• [EXERCISE DETAILS]: Take every line from the first down to the line with "const snrLabels = ['-3" and set it down exactly, without the pictures.
* START *
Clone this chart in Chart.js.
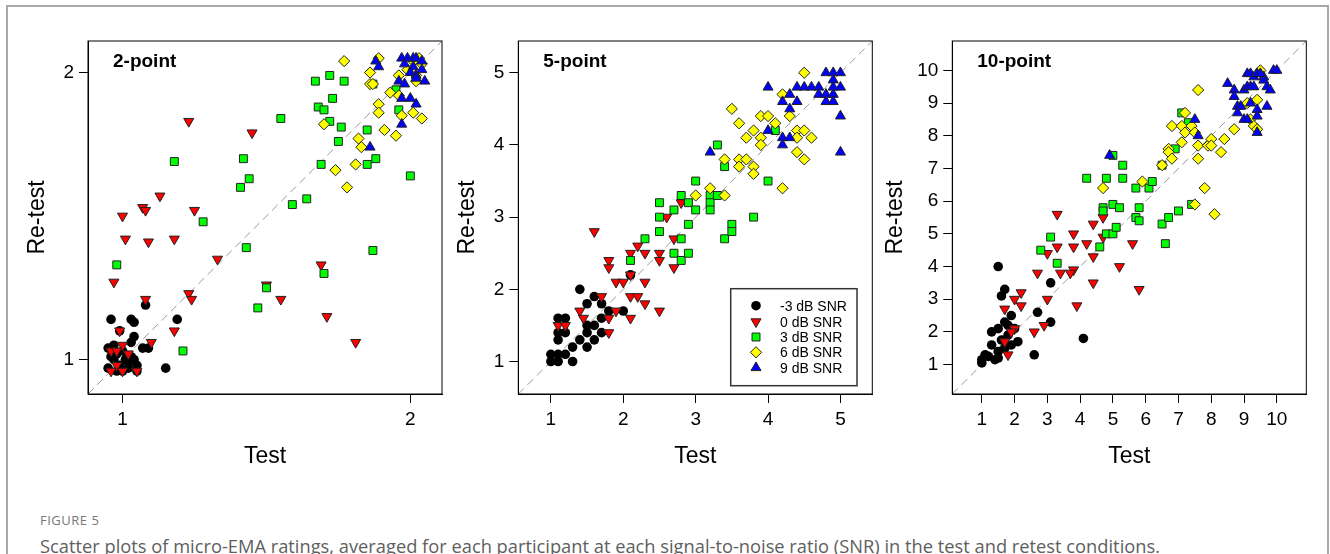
<!DOCTYPE html>
<html lang="en">
<head>
<meta charset="UTF-8">
<title>Figure 5</title>
<script src="https://cdn.jsdelivr.net/npm/chart.js@4.4.1/dist/chart.umd.min.js"></script>
<style>
  body { margin:0; background:#fff; width:1330px; height:554px; overflow:hidden; position:relative; }
  .frame { position:absolute; left:6px; top:5px; width:1323px; height:620px; border:2px solid #a8a8a8; box-sizing:border-box; }
  canvas.panel { position:absolute; top:0; }
  .fig { position:absolute; left:40px; top:511px; font-family:'Open Sans', sans-serif; font-size:13px; color:#777; letter-spacing:.5px; }
  .cap { position:absolute; left:40px; top:533px; font-family:'Open Sans', sans-serif; font-size:18.3px; color:#5e5e5e; white-space:nowrap; }
</style>
</head>
<body>
<div class="frame"></div>
<canvas id="p2" class="panel" width="450" height="480" style="left:0px"></canvas>
<canvas id="p5" class="panel" width="450" height="480" style="left:430px"></canvas>
<canvas id="p10" class="panel" width="460" height="480" style="left:858px"></canvas>
<div class="fig">FIGURE 5</div>
<div class="cap">Scatter plots of micro-EMA ratings, averaged for each participant at each signal-to-noise ratio (SNR) in the test and retest conditions.</div>

<script>
// series labels
const snrLabels = ['-3 dB SNR', '0 dB SNR', '3 dB SNR', '6 dB SNR', '9 dB SNR'];

// 2-point scale  [test, retest]
const two_m3 = [[0.96,1.14],[1.03,1.14],[1.04,1.13],[1.08,1.19],[1.19,1.14],[0.99,1.10],[1.04,1.08],[1.03,1.06],[1.07,1.04],[1.09,1.04],[0.95,1.04],[0.97,1.05],[0.98,1.02],[1.00,1.03],[1.01,1.00],[0.97,1.00],[0.99,0.98],[1.02,0.99],[1.04,1.00],[1.05,0.98],[0.95,0.97],[0.98,0.96],[1.02,0.97],[1.05,0.96],[1.15,0.97],[1.00,0.96],[0.96,1.01],[1.03,1.01]];
const two_0 = [[1.23,1.83],[1.45,1.79],[1.13,1.57],[1.07,1.53],[1.08,1.52],[1.25,1.52],[1.00,1.50],[1.01,1.42],[1.09,1.41],[1.18,1.42],[1.33,1.35],[0.97,1.27],[1.69,1.33],[1.50,1.26],[1.23,1.23],[1.24,1.21],[1.55,1.21],[1.71,1.15],[1.81,1.06],[1.08,1.21],[0.99,1.10],[1.18,1.10],[1.10,1.06],[1.00,1.05],[0.96,1.03],[0.98,1.03],[1.02,1.02],[0.98,0.98],[0.96,0.96],[1.00,0.96],[1.05,0.96]];
const two_3 = [[1.18,1.69],[0.98,1.33],[1.21,1.03],[1.28,1.48],[1.42,1.70],[1.44,1.63],[1.41,1.60],[1.55,1.84],[1.43,1.39],[1.59,1.54],[1.64,1.56],[1.50,1.25],[1.47,1.18],[1.67,1.97],[1.72,1.99],[1.77,1.97],[1.68,1.88],[1.70,1.87],[1.73,1.91],[1.72,1.83],[1.76,1.81],[1.75,1.76],[1.69,1.68],[1.70,1.30],[1.85,1.80],[1.85,1.68],[1.88,1.70],[1.87,1.38],[2.00,1.64],[1.96,1.87],[1.87,1.96],[1.95,1.94]];
const two_6 = [[1.77,2.04],[1.89,2.05],[1.86,2.00],[1.86,1.96],[1.87,1.96],[1.89,1.89],[1.89,1.86],[1.70,1.82],[1.91,1.80],[1.95,1.78],[1.82,1.77],[1.83,1.74],[1.74,1.66],[1.81,1.68],[1.78,1.60],[1.93,1.93],[1.96,1.99],[1.97,1.85],[2.01,1.86],[2.04,1.84],[2.02,1.97],[1.96,1.92],[2.03,2.05],[2.01,2.04],[2.04,2.03],[1.99,2.01],[2.02,1.99]];
const two_9 = [[1.88,2.04],[1.89,2.02],[1.86,1.74],[1.97,1.82],[1.96,1.97],[1.98,1.96],[1.97,1.91],[2.00,1.91],[2.02,1.89],[1.97,2.05],[1.99,2.05],[2.01,2.05],[2.02,2.05],[2.04,2.04],[1.98,2.03],[2.01,2.02],[2.04,2.01],[2.00,2.00],[2.02,1.99],[2.05,1.97],[2.02,1.98]];

// 5-point scale
const five_m3 = [[1.0,1.0],[1.0,1.1],[1.1,1.0],[1.1,1.1],[1.2,1.1],[1.3,1.0],[1.3,1.2],[1.1,1.3],[1.4,1.3],[1.5,1.2],[1.5,1.4],[1.6,1.3],[1.5,1.5],[1.6,1.5],[1.7,1.4],[1.7,1.6],[1.1,1.4],[1.2,1.4],[1.1,1.6],[1.2,1.6],[1.4,2.0],[1.6,1.9],[1.5,1.8],[1.7,1.8],[1.8,1.7],[2.0,1.7],[2.1,2.2]];
const five_0 = [[1.6,2.8],[1.8,2.4],[1.8,2.3],[1.9,2.1],[2.0,2.1],[2.1,2.2],[2.1,2.5],[2.2,2.6],[2.3,2.5],[2.3,2.1],[2.1,1.9],[2.2,1.9],[2.3,1.8],[2.5,1.7],[2.1,1.6],[1.7,1.9],[1.8,1.6],[1.8,1.4],[1.9,1.7],[1.4,1.7],[1.45,1.6],[1.1,1.5],[1.2,1.5],[2.5,2.5],[2.5,2.4],[2.6,3.0],[2.7,2.7],[2.7,2.3],[2.8,3.2]];
const five_3 = [[2.1,2.4],[2.3,2.7],[2.5,3.2],[2.5,3.0],[2.5,2.8],[2.7,3.1],[2.7,2.5],[2.8,3.3],[2.8,2.7],[2.8,2.4],[2.9,3.2],[2.9,2.9],[2.9,2.5],[3.0,3.5],[3.0,3.1],[3.2,3.3],[3.2,3.2],[3.2,3.1],[3.3,3.3],[3.3,4.0],[3.4,3.7],[3.4,2.7],[3.5,2.9],[3.5,2.8],[3.8,3.0],[4.0,3.5],[4.1,4.2]];
const five_6 = [[3.0,3.3],[3.2,3.4],[3.4,3.3],[3.4,3.8],[3.5,4.5],[3.6,4.3],[3.6,3.8],[3.6,3.7],[3.7,4.1],[3.7,3.8],[3.8,4.2],[3.8,3.7],[3.8,3.6],[3.9,4.4],[3.9,4.1],[3.9,4.0],[4.0,4.4],[4.1,4.3],[4.2,3.4],[4.2,4.7],[4.3,4.4],[4.4,4.2],[4.4,4.1],[4.4,3.9],[4.5,4.2],[4.5,3.8],[4.5,5.0],[4.6,4.1]];
const five_9 = [[3.2,3.9],[4.0,4.8],[4.0,4.2],[4.2,4.6],[4.2,4.1],[4.2,4.0],[4.3,4.7],[4.3,4.5],[4.3,4.1],[4.4,4.6],[4.4,4.8],[4.5,4.8],[4.6,4.8],[4.7,4.8],[4.7,4.7],[4.8,5.0],[4.9,5.0],[5.0,5.0],[4.9,4.9],[4.8,4.7],[4.9,4.7],[4.8,4.6],[4.9,4.6],[4.9,4.8],[5.0,4.8],[5.0,4.4],[5.0,3.9]];

// 10-point scale
const ten_m3 = [[1.5,4.0],[1.7,3.3],[1.6,3.1],[3.1,3.5],[2.7,2.6],[3.1,2.3],[4.1,1.8],[2.6,1.3],[1.9,2.5],[1.7,2.3],[1.3,2.0],[1.5,2.1],[2.0,2.1],[2.1,1.7],[1.9,1.6],[1.3,1.6],[1.8,1.9],[1.5,1.4],[1.4,1.15],[1.1,1.3],[1.0,1.05],[1.0,1.15],[1.5,1.2],[1.7,1.5],[1.6,1.75],[1.2,1.25],[1.8,2.2]];
const ten_0 = [[3.3,5.6],[3.8,5.0],[4.4,5.3],[4.7,5.5],[4.7,4.9],[4.2,4.7],[3.8,4.6],[3.3,4.6],[3.0,4.4],[4.4,4.3],[5.6,4.7],[5.2,4.0],[5.8,3.3],[4.4,3.5],[3.9,2.8],[3.8,3.9],[3.7,3.8],[3.4,3.8],[2.7,3.8],[3.0,3.0],[2.2,3.2],[2.0,3.0],[2.2,2.8],[1.7,2.7],[2.9,2.2],[2.6,2.0],[2.0,2.1],[1.9,2.0],[1.7,1.7],[1.8,1.3]];
const ten_3 = [[2.8,4.5],[3.1,4.9],[3.3,4.1],[4.2,6.7],[4.8,6.7],[4.6,4.6],[4.7,5.8],[4.7,5.7],[4.8,5.0],[5.0,5.9],[5.0,5.0],[5.1,5.2],[5.2,5.8],[5.0,7.4],[5.3,7.1],[5.3,6.7],[5.7,6.4],[5.7,5.5],[5.8,5.8],[5.8,5.4],[6.1,6.4],[6.2,6.6],[6.5,7.1],[6.5,5.3],[6.6,4.7],[6.7,5.5],[7.0,5.7],[7.4,5.9],[6.9,7.6],[7.1,8.7],[7.3,8.4]];
const ten_6 = [[4.7,6.4],[5.9,6.6],[6.5,7.1],[6.7,7.6],[6.7,7.5],[6.8,7.3],[6.8,8.3],[7.1,8.3],[7.1,7.8],[7.2,8.7],[7.2,8.1],[7.4,8.3],[7.5,8.1],[7.6,9.4],[7.6,7.7],[7.6,7.3],[7.5,5.9],[7.8,6.4],[7.9,7.7],[8.0,7.9],[8.0,7.7],[8.1,5.6],[8.3,7.5],[8.4,7.9],[8.7,8.2],[9.1,9.0],[9.4,9.1],[9.2,8.5],[9.3,8.3],[9.4,8.2],[9.5,10.0]];
const ten_9 = [[4.9,7.4],[7.5,8.5],[7.6,8.0],[8.5,9.6],[8.7,9.4],[8.7,9.2],[8.8,8.9],[8.9,8.9],[8.8,8.7],[9.0,8.5],[9.1,8.5],[9.0,9.4],[9.1,9.5],[9.2,9.5],[9.3,9.5],[9.1,9.9],[9.2,9.9],[9.3,9.8],[9.4,9.9],[9.2,9.0],[9.4,8.8],[9.4,8.6],[9.4,8.1],[9.6,9.8],[9.6,9.7],[9.7,9.5],[9.8,9.4],[9.7,8.9],[9.9,10.0],[10.0,10.0],[9.5,9.9]];

// axis ranges and tick values
const range2 = [0.88, 2.11], ticks2 = [1, 2];
const range5 = [0.55, 5.44], ticks5 = [1, 2, 3, 4, 5];
const range10 = [0.1, 10.9], ticks10 = [1, 2, 3, 4, 5, 6, 7, 8, 9, 10];

// marker look per SNR series
const markers = [
  { color: '#000000', style: 'circle',   radius: 4.8, rot: 0,   border: 0 },
  { color: '#ff0000', style: 'triangle', radius: 5.8, rot: 180, border: 1 },
  { color: '#00ff00', style: 'rect',     radius: 5.6, rot: 0,   border: 1 },
  { color: '#ffff00', style: 'rectRot',  radius: 5.6, rot: 0,   border: 1 },
  { color: '#0000ff', style: 'triangle', radius: 5.8, rot: 0,   border: 1 }
];

const FONT = "'Liberation Sans', Arial, sans-serif";

// frame around plot area + panel title
const boxPlugin = {
  id: 'box',
  afterDraw(chart, args, opts) {
    const { ctx, chartArea: a } = chart;
    ctx.save();
    ctx.strokeStyle = '#000';
    ctx.lineWidth = 1;
    ctx.strokeRect(a.left, a.top, a.right - a.left, a.bottom - a.top);
    ctx.fillStyle = '#000';
    ctx.font = 'bold 19px ' + FONT;
    ctx.textBaseline = 'middle';
    ctx.fillText(opts.label, a.left + 25, a.top + 21);
    ctx.restore();
  }
};

// legend box in the lower right corner (5-point panel only)
const legendPlugin = {
  id: 'boxLegend',
  afterDraw(chart, args, opts) {
    if (!opts.show) return;
    const { ctx, chartArea: a } = chart;
    const bx = a.right - 141.6, by = a.bottom - 105.3;
    ctx.save();
    ctx.strokeStyle = '#333';
    ctx.lineWidth = 1.5;
    ctx.strokeRect(bx, by, 126.3, 97);
    const rows = [17, 33, 48.3, 63.6, 79];
    ctx.font = '14px ' + FONT;
    ctx.textBaseline = 'middle';
    snrLabels.forEach((lab, i) => {
      const m = markers[i];
      ctx.fillStyle = m.color;
      ctx.strokeStyle = '#222';
      ctx.lineWidth = 1;
      Chart.helpers.drawPoint(ctx, { pointStyle: m.style, radius: m.radius, rotation: m.rot, borderWidth: m.border }, bx + 25.3, by + rows[i]);
      ctx.fillStyle = '#000';
      ctx.fillText(lab, bx + 49.3, by + rows[i] + 1);
    });
    ctx.restore();
  }
};

function makePanel(id, label, series, range, ticks, pad, yWidth, showLegend) {
  const datasets = series.map((pts, i) => ({
    label: snrLabels[i],
    data: pts.map(p => ({ x: p[0], y: p[1] })),
    backgroundColor: markers[i].color,
    borderColor: '#222',
    borderWidth: markers[i].border,
    pointStyle: markers[i].style,
    pointRadius: markers[i].radius,
    pointRotation: markers[i].rot,
    order: 5 - i
  }));
  datasets.push({
    label: 'identity',
    data: [{ x: range[0], y: range[0] }, { x: range[1], y: range[1] }],
    showLine: true,
    borderColor: '#9a9a9a',
    borderWidth: 1,
    borderDash: [8, 5],
    pointRadius: 0,
    order: 10
  });

  const axis = (title, isX) => ({
    type: 'linear',
    min: range[0],
    max: range[1],
    afterBuildTicks: s => { s.ticks = ticks.map(v => ({ value: v })); },
    afterFit: s => { if (isX) s.height = 80; else s.width = yWidth; },
    grid: { drawOnChartArea: false, drawTicks: true, tickLength: 9, color: '#000' },
    border: { display: true, color: '#000', width: 1 },
    ticks: { color: '#000', padding: 5, maxRotation: 0, autoSkip: false, font: { family: FONT, size: 19 } },
    title: { display: true, text: title, color: '#000', font: { family: FONT, size: 23 } }
  });

  new Chart(document.getElementById(id), {
    type: 'scatter',
    data: { datasets },
    options: {
      responsive: false,
      animation: false,
      events: [],
      layout: { padding: pad },
      scales: { x: axis('Test', true), y: axis('Re-test', false) },
      plugins: {
        legend: { display: false },
        tooltip: { enabled: false },
        box: { label },
        boxLegend: { show: showLegend }
      }
    },
    plugins: [boxPlugin, legendPlugin]
  });
}

makePanel('p2', '2-point', [two_m3, two_0, two_3, two_6, two_9], range2, ticks2,
  { left: 20, right: 8, top: 41, bottom: 6 }, 68, false);
makePanel('p5', '5-point', [five_m3, five_0, five_3, five_6, five_9], range5, ticks5,
  { left: 20, right: 7.7, top: 41, bottom: 6 }, 68.3, true);
makePanel('p10', '10-point', [ten_m3, ten_0, ten_3, ten_6, ten_9], range10, ticks10,
  { left: 20, right: 11.7, top: 41, bottom: 6 }, 74.3, false);
</script>
</body>
</html>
* END *
• [EXERCISE RESULT]:
Clone this chart in Chart.js.
<!DOCTYPE html>
<html lang="en">
<head>
<meta charset="UTF-8">
<title>Figure 5</title>
<script src="https://cdn.jsdelivr.net/npm/chart.js@4.4.1/dist/chart.umd.min.js"></script>
<style>
  body { margin:0; background:#fff; width:1330px; height:554px; overflow:hidden; position:relative; }
  .frame { position:absolute; left:6px; top:5px; width:1323px; height:620px; border:2px solid #a8a8a8; box-sizing:border-box; }
  canvas.panel { position:absolute; top:0; }
  .fig { position:absolute; left:40px; top:511px; font-family:'Open Sans', sans-serif; font-size:13px; color:#777; letter-spacing:.5px; }
  .cap { position:absolute; left:40px; top:533px; font-family:'Open Sans', sans-serif; font-size:18.3px; color:#5e5e5e; white-space:nowrap; }
</style>
</head>
<body>
<div class="frame"></div>
<canvas id="p2" class="panel" width="450" height="480" style="left:0px"></canvas>
<canvas id="p5" class="panel" width="450" height="480" style="left:430px"></canvas>
<canvas id="p10" class="panel" width="460" height="480" style="left:858px"></canvas>
<div class="fig">FIGURE 5</div>
<div class="cap">Scatter plots of micro-EMA ratings, averaged for each participant at each signal-to-noise ratio (SNR) in the test and retest conditions.</div>

<script>
// series labels
const snrLabels = ['-3 dB SNR', '0 dB SNR', '3 dB SNR', '6 dB SNR', '9 dB SNR'];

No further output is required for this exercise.